§ Exercise instructions
Take the lines of the data below from the very first through the line containing "from matplotlib.ticker import" and output them exactly, pictures excluded.

○ ○ ○ ○ ○ ○ ○

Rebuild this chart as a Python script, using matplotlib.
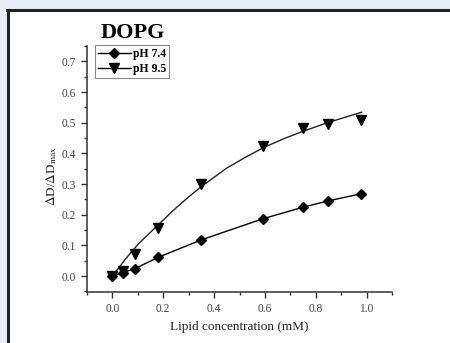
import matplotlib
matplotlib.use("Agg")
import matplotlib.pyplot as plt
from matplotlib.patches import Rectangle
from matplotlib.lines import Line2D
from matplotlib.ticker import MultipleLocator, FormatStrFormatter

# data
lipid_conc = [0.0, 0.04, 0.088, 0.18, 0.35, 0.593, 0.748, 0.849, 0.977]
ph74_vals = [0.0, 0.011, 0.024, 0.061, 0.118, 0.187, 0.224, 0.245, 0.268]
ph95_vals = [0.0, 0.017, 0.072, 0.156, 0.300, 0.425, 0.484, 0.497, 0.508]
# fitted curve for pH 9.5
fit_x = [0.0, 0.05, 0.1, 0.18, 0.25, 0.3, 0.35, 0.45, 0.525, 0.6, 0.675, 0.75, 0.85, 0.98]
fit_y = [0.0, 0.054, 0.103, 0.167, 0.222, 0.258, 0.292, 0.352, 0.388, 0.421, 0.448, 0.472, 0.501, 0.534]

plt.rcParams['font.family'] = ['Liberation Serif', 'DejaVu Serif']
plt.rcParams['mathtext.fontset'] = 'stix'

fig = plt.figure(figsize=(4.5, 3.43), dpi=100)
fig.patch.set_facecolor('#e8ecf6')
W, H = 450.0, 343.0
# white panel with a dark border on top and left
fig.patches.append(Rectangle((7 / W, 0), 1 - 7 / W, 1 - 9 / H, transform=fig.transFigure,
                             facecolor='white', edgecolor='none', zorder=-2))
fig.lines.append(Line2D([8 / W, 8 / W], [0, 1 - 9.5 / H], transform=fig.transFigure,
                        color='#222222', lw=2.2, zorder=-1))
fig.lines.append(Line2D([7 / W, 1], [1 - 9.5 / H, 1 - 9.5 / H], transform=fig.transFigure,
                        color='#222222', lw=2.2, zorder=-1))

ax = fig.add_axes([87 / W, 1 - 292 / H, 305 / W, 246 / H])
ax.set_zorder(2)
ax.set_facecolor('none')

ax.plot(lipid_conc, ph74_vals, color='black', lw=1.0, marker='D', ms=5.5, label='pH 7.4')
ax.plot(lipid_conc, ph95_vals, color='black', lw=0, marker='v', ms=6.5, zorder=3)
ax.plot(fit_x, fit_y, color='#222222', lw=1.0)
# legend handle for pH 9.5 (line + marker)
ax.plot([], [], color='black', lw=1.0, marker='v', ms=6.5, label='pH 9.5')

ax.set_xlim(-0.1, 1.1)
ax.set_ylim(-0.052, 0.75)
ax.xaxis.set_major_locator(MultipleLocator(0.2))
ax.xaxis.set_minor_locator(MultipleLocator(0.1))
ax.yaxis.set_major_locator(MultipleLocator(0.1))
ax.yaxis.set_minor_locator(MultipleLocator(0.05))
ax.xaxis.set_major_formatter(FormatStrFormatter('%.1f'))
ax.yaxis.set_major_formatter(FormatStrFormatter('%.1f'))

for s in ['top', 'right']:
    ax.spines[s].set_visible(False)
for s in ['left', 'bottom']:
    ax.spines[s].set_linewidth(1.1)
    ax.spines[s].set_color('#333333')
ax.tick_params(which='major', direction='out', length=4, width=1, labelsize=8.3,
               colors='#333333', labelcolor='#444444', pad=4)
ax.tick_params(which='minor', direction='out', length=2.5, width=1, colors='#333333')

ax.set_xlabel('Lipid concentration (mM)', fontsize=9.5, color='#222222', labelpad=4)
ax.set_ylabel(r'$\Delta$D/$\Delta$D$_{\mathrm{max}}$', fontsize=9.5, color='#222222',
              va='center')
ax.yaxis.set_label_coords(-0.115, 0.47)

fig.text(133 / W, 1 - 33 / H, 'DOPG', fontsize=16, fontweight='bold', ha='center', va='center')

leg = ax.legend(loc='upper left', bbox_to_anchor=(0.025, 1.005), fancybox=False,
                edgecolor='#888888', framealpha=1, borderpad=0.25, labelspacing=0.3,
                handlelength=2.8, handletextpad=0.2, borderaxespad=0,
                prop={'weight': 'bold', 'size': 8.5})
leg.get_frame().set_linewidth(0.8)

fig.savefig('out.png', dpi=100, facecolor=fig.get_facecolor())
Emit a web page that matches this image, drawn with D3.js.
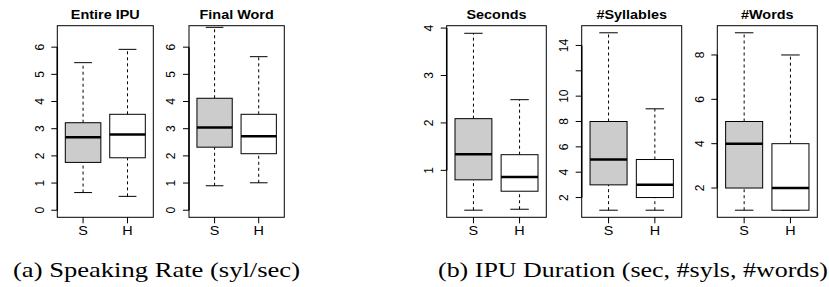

○ ○ ○ ○ ○ ○ ○

§ Exercise solution
Rebuild this chart as a Python script, using matplotlib.
import matplotlib
matplotlib.use("Agg")
import matplotlib.pyplot as plt
from matplotlib.patches import Rectangle
from matplotlib.lines import Line2D
from matplotlib.ticker import MultipleLocator, FormatStrFormatter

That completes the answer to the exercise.